Geheimwaffe schiefer Platz
Vorsitzender Marcel Wagner zum schiefen Platz in Ernsthausen: "Klar kommt da nicht jeder Ball an."[Foto: privat]
Als Trainer ist es manchmal gar nicht so einfach, die Taktik zu finden, mit der sich das gegnerische Team am schwersten tut. Da hat es Luis Viegas, Trainer des TSV Ernsthausen, schon einfacher. Sein Masterplan befindet sich nicht auf der Taktiktafel, sondern hat eine über 50 Jahre alte Tradition. Das Spielfeld des TSV Ernsthausen ist: schief. "Die anderen Mannschaften müssen sich daran erst gewöhnen, da landet schon mal der ein oder andere Ball im Bach oder eine Ecke im Seitenaus", erzählt Marcel Wagner, 2. Vorsitzender des TSV Ernsthausen.
So beträgt die Länge des Spielfelds auf der einen Seite 100 Meter, auf der anderen nur 90 Meter. Es entsteht ein Spielfeld ohne rechte Winkel, dafür mit einer langen und einer kurzen Seite.
Doch dabei bleibt es nicht: Wer auf der einen Seite gute Ecken schlägt, wird auf der anderen Seite ein paar Versuche brauchen, um die richtige Justierung zu finden. Denn auch die Breite unterscheidet sich auf beiden Seiten. Während eine Torauslinie nur 56 Meter misst, ist sie auf der anderen Seite 8 Meter länger.
Für Ernsthausen ist all das kein Problem. Da ihre Spieler immer auf diesem Platz trainieren, haben sie sich auf die besonderen Begebenheiten angepasst, erklärt Marcel Wagner: "Klar kommt da nicht jeder Ball an, aber zum Beispiel der Spieler, der bei uns die Standards schießt, kann die gefühlvollen und die weiten Bälle spielen."
"Klar kommt da nicht jeder Ball an, aber zum Beispiel der Spieler, der bei uns die Standards schießt, kann die gefühlvollen und die weiten Bälle spielen.“
Kein Wunder holt der TSV den Großteil seiner Punkte zuhause. "In den letzten zehn Jahren haben wir im Schnitt ein oder zwei Spiele zuhause verloren, den Rest gewonnen." Nur dieses Jahr hat der TSV seine Heimstärke vermissen lassen, und musste sich die Punkte auswärts holen. Ob das ein Aussetzer war oder sich die Gastvereine nach all den Jahren an den Platz gewöhnt haben, bleibt abzuwarten.

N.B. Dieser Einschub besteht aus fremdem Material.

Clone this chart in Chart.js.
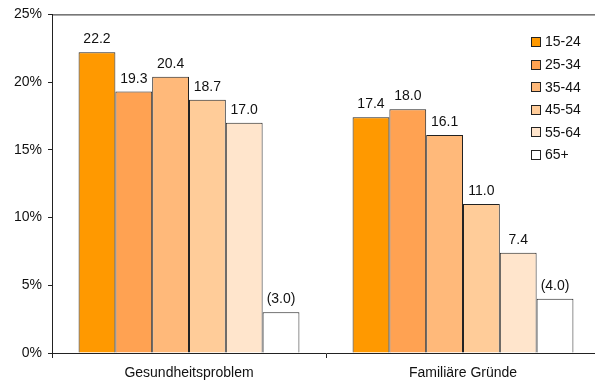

Auch davon abgesehen hat Ernsthausens Geheimwaffe seine Schwächen: So darf der Platz nur auf Kreisebene benutzt werden. Denn eigentlich muss ein Fußballfeld rechteckig sein, also rechte Winkel besitzen – so steht es in den Regularien des DFB. Sorgen macht sich Marcel Wagner deshalb keine, so hohe Ambitionen habe der Verein seines Wissens nicht.
Der Grund für die ungewöhnlichen Spielfeldmaße war damals der Platzmangel. "Aufgrund der Begebenheiten vor Ort kam das asymmetrische Spielfeld schon sehr früh zustande. Damals haben sie die maximale Größe ausgenutzt. Auf der einen Seite begrenzt der Bach den Platz, auf der anderen Seite befindet sich eine Straße, dabei ist der Platz etwas schief geworden", so Marcel Wagner. Taktische Gründe habe es nicht gegeben.
So oder so wurde der Platz zur Saison 1967/68 vom Kreisfußballwart genehmigt, da der Platz die Mindestmaße von 90 mal 45 Metern erfüllt. Auch auf der kleineren Seite.